My partner is from Guadalajara and we cannot both live in Canada any longer so we need to move back to Mexico to be able to be together. I have many years admin/ customer service experience. Does anyone know which call centres are hiring english speakers in Guadalajara?? Or any other possibilities for me?? I will need a visa to work also. I am Irish but i am living in Canada at the moment. 

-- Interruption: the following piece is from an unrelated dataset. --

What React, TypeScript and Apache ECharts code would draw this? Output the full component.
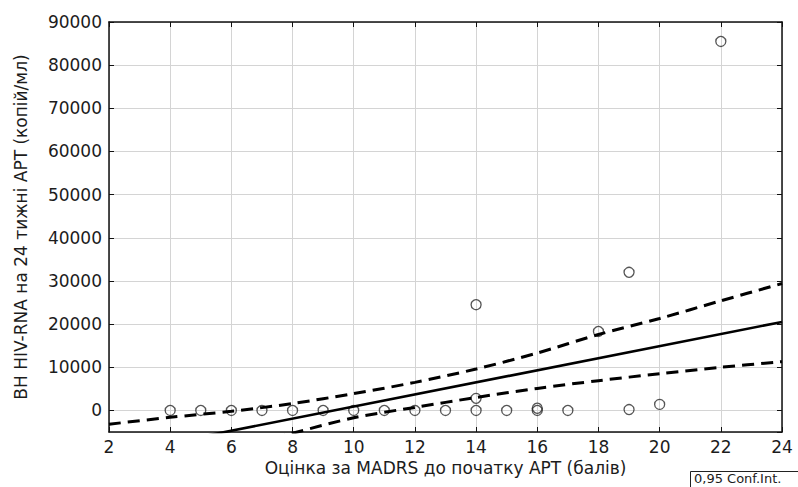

Any help much appreciated!!!!!

Thanks! 

Sarah


----------



## RVGRINGO (May 16, 2007)

Your first challenge is to visit the Mexican consulate nearest your legal residence. They will give you the new residence visa requirements. If you do not have retirement income, and/or substantial financial resources, you will need to figure out a way to get a job in Mexico with an employer willing to sponsor you for a working visa. The rules changed in 2012.


----------



## maesonna (Jun 10, 2008)

Or if Sarah’s partner is Mexican (as seems to be the case) maybe the first step is for the partner to get a job and then they can sponsor her and she can acquire work permission secondarily after she gets a job.


----------



## RVGRINGO (May 16, 2007)

maesonna said:


> Or if Sarah’s partner is Mexican (as seems to be the case) maybe the first step is for the partner to get a job and then they can sponsor her and she can acquire work permission secondarily after she gets a job.


What do you mean by* they can sponsor her*? As an individual, she would still need the firm offer of employment before she could apply for a visa at the nearest Mexican consulate in Vanada. Her partner cannot _sponsor_ her.


----------



## maesonna (Jun 10, 2008)

Can a Mexican not sponsor their partner as a common-law spouse?


----------



## RVGRINGO (May 16, 2007)

Maybe; they use the term _concubine_ in the law. If they are a same sex couple, I am not sure that would apply. The Mexican consulate nearest their legal residence could tell them. I suggest that they inquire there, rather than depend upon our speculation.


----------